An unusual joint statement from EU president Herman Van Rompuy, foreign policy chief Catherine Ashton and Jose Manuel Barroso, head of the executive European Commission said the EU “salutes the courage of the Egyptian people” and called for the formation of a civilian government.
United Nations Secretary-General Ban Ki-moon also called for the “early establishment of civilian rule,” while British Foreign Secretary William Hague warned Egypt’s newly installed military authorities against backsliding.
In a Twitter message, Turkish Foreign Minister Ahmet Davutoglu said:
“Congratulations to the Egyptian people.” A flood of support poured onto the micro-blogging site, where the words “Congrats Egypt” were among its most popular terms.
While many Latin American countries expressed support for the resignation Ecuador’s vice foreign minister called it “not only a joy for the Egyptian people but a joy for the world” Venezuela condemned what it saw as U.S. interference.
“Nobody should meddle in the domestic affairs of Egypt’s people,” Venezuela’s Foreign Minister Nicolas Maduro said. “It’s truly appalling ... how Washington is attempting to watch over (and) hold sway over a strong country like Egypt with statements from President Obama, the State Department, the head of the CIA.”
The new shape of Egypt's power game
There were guarded comments from other authoritarian governments, with Russia’s foreign minister saying the developments showed “authorities have approached the problem responsibly” and calling for a rapid return to stability. The United Arab Emirates said it had confidence in the armed forces’ ability to manage Egypt’s affairs “in these delicate circumstances.”

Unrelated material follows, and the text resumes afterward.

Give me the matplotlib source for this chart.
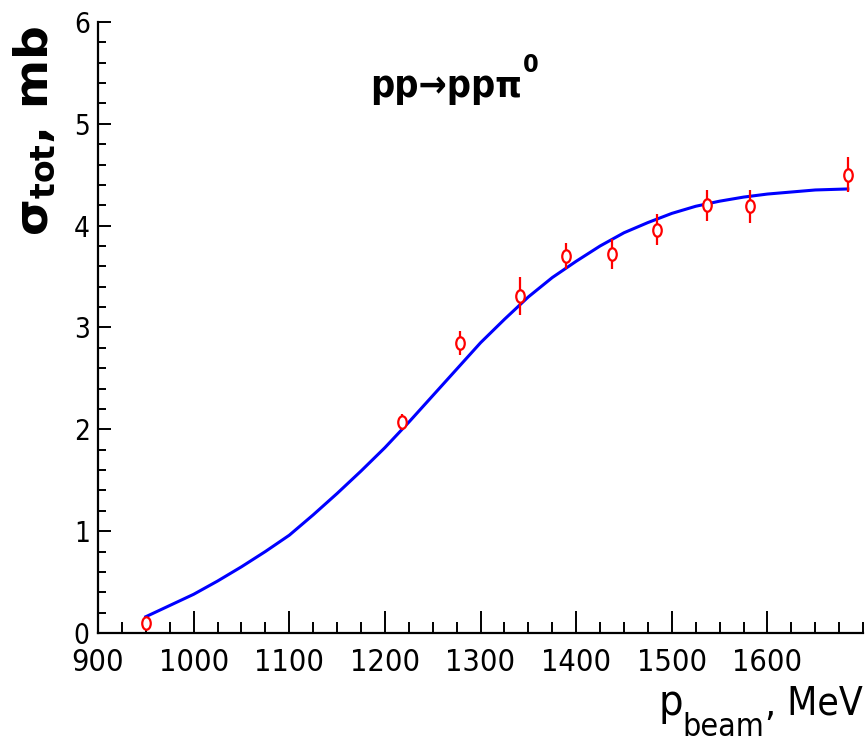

Mubarak’s departure also came 32 years to the day after the collapse of the shah’s government in Iran and one European academic said Mideast governments should not ignore Friday’s seismic shift in the old world order.

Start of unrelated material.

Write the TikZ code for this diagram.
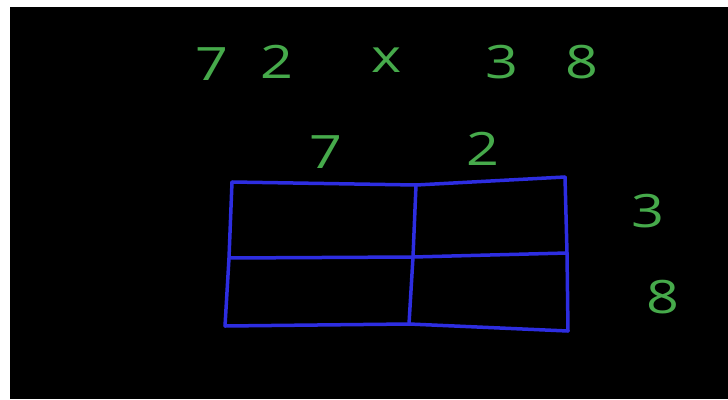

“This is the popular demonstration that proves any leader can be toppled,” said Eugene Rogan, the director of the Middle East Center at St. Antony’s College in Oxford. “For all the other rulers in the region, it’s a very sobering moment.”
In South Africa, U2 rehearsed Friday at the country’s historic FNB Stadium known as Soccer City when it hosted the World Cup last year.
“This continent is on fire,” marveled lead singer Bono, adding he hoped Egypt would benefit from leadership as visionary as Mandela’s.